Chronologie: mars 1814.




L'Empereur apprend la chute de Paris.




Histoire du Consulat et de l'Empire - A.Thiers - Ed Plon, Paris, 1860. - Tome XVII, p.622 - 624




Napoléon appela ses officiers à lui.
- Qui est là? demanda-t-il.
- Général Belliard, répondit le principal d'entre eux.

C'était en effet le général Belliard , qui en exécution de la capitulation de Paris, se rendait à Fontainebleau, afin d'y chercher un emplacement convenable pour les troupes des deux maréchaux. Napoléon se précipitant alors en bas de sa voiture, saisit par le bras le général Belliard, le conduit sur le bord de la route, et là, multipliant ses questions, il lui donne à peine le temps d'y répondre, tant elles sont pressées.

- Où est l'armée? Demande-t-il de suite.
- Sire, elle me suit.
- Où est l'ennemi?
- Aux portes de Paris.
- Et qui occupe Paris?
- Personne; il est évacué!
- Comment, évacué! ... et mon fils, ma femme, mon gouvernement, où sont-ils?
- Sur la Loire.
- Sur la Loire! ... Qui a pu prendre une résolution pareille?
- Mais Sire, on dit que c'est par vos ordres.
- Mes ordres ne portaient pas de telles choses... Mais Joseph, Clarke, Marmont, Mortier, que sont-ils devenus? Qu'ont-ils fait?
- Nous n'avons vu, Sire, ni Joseph ni Clarke, de toute la journée. Quant à Marmont et à Mortier, ils se sont conduits en braves gens. Les troupes ont été admirables. La garde nationale elle-même, partout où elle a été au feu, rivalisait avec les soldats. On a défendu héroïquement les hauteurs de Belleville, ainsi que leur revers vers la Villette. On a même défendu Montmartre, où il y avait à peine quelques pièces de canon, et l'ennemi, croyant qu'il y en avait davantage, a poussé une colonne le long du chemin de la Révolte pour tourner Montmartre, s'exposant ainsi à être précipité dans la Seine. Ah! Sire, si nous avions eu une réserve de dix mille hommes, si vous aviez été là, nous jetions les alliés dans la Seine, et nous sauvions Paris, et nous vengions l'honneur de nos armes! ...
- Sans doute si j'avais été là, mais je ne puis être partout! ... Et Clarke, et Joseph, où étaient-ils? Mes deux cents bouches à feu de Vincennes, qu'en a-t-on fait? Et mes braves Parisiens, pourquoi ne s'est-on pas servi d'eux?
- Nous ne savons rien, Sire. Nous étions seuls et nous avons fait de notre mieux. L'ennemi a perdu douze mille hommes au moins.
- Je devais m'y attendre! S'écrie alors Napoléon. Joseph a perdu l'Espagne, et il me perd la France... Et Clarke! J'aurais bien dû en croire ce pauvre Rovigo, qui me disait que Clarke était un lâche, un traître, et de plus un homme incapable. Mais c'est assez se plaindre, il faut réparer le mal, il en est temps encore. Caulaincourt! Ma voiture...

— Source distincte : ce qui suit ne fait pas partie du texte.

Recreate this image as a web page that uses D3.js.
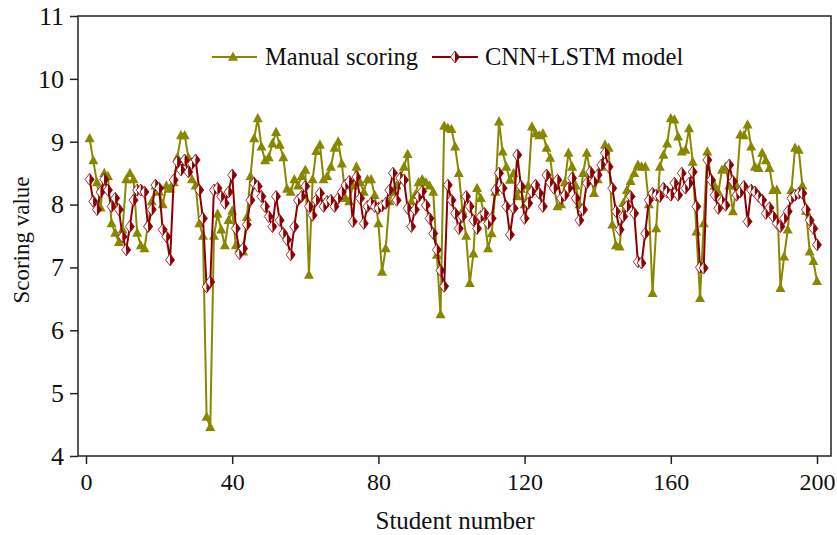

Ces mots dits, Napoléon se met à marcher dans la direction de Paris, en commandant à tout le monde de le suivre, comme s'il pouvait ainsi gagner du temps. Mais Belliard et ceux qui l'entourent s'efforcent de le dissuader.

- Il est trop tard, lui dit Belliard, pour vous rendre à Paris; l'armée a dû le quitter; l'ennemi y sera bientôt, s'il n'y est déjà.
- Mais, répond Napoléon, l'armée nous la mènerons en avant, l'ennemi, nous le jetterons hors de Paris; mes braves Parisiens entendront ma voix, ils se lèveront tous pour refouler les barbares hors de leurs murs.
- Ah! Sire, il est trop tard, répète Belliard, l'infanterie est là qui me suit; d'ailleurs nous avons signé une capitulation qui ne nous permet pas de rentrer.
- Une capitulation! Et qui donc a été assez lâche pour en signer une?
- De braves gens, Sire, qui ne pouvaient faire autrement.

Au milieu de ce colloque, Napoléon marche toujours, ne voulant rien écouter, demandant sa voiture que Caulaincourt n'amène point, lorsqu'on aperçoit un officier d'infanterie. C'est Curial. Napoléon l'appelle, et apprend alors que l'infanterie est là, c'est-à-dire à trois ou quatre lieues de Paris, et qu'il n'est plus temps d'y rentrer. Vaincu par les faits, par les explications qu'on lui donne, il s'arrête aux deux fontaines qui s'élèvent sur la route de Juvisy, s'assied au bord, et demeure quelque temps la tête dans les mains, plongé dans de profondes réflexions.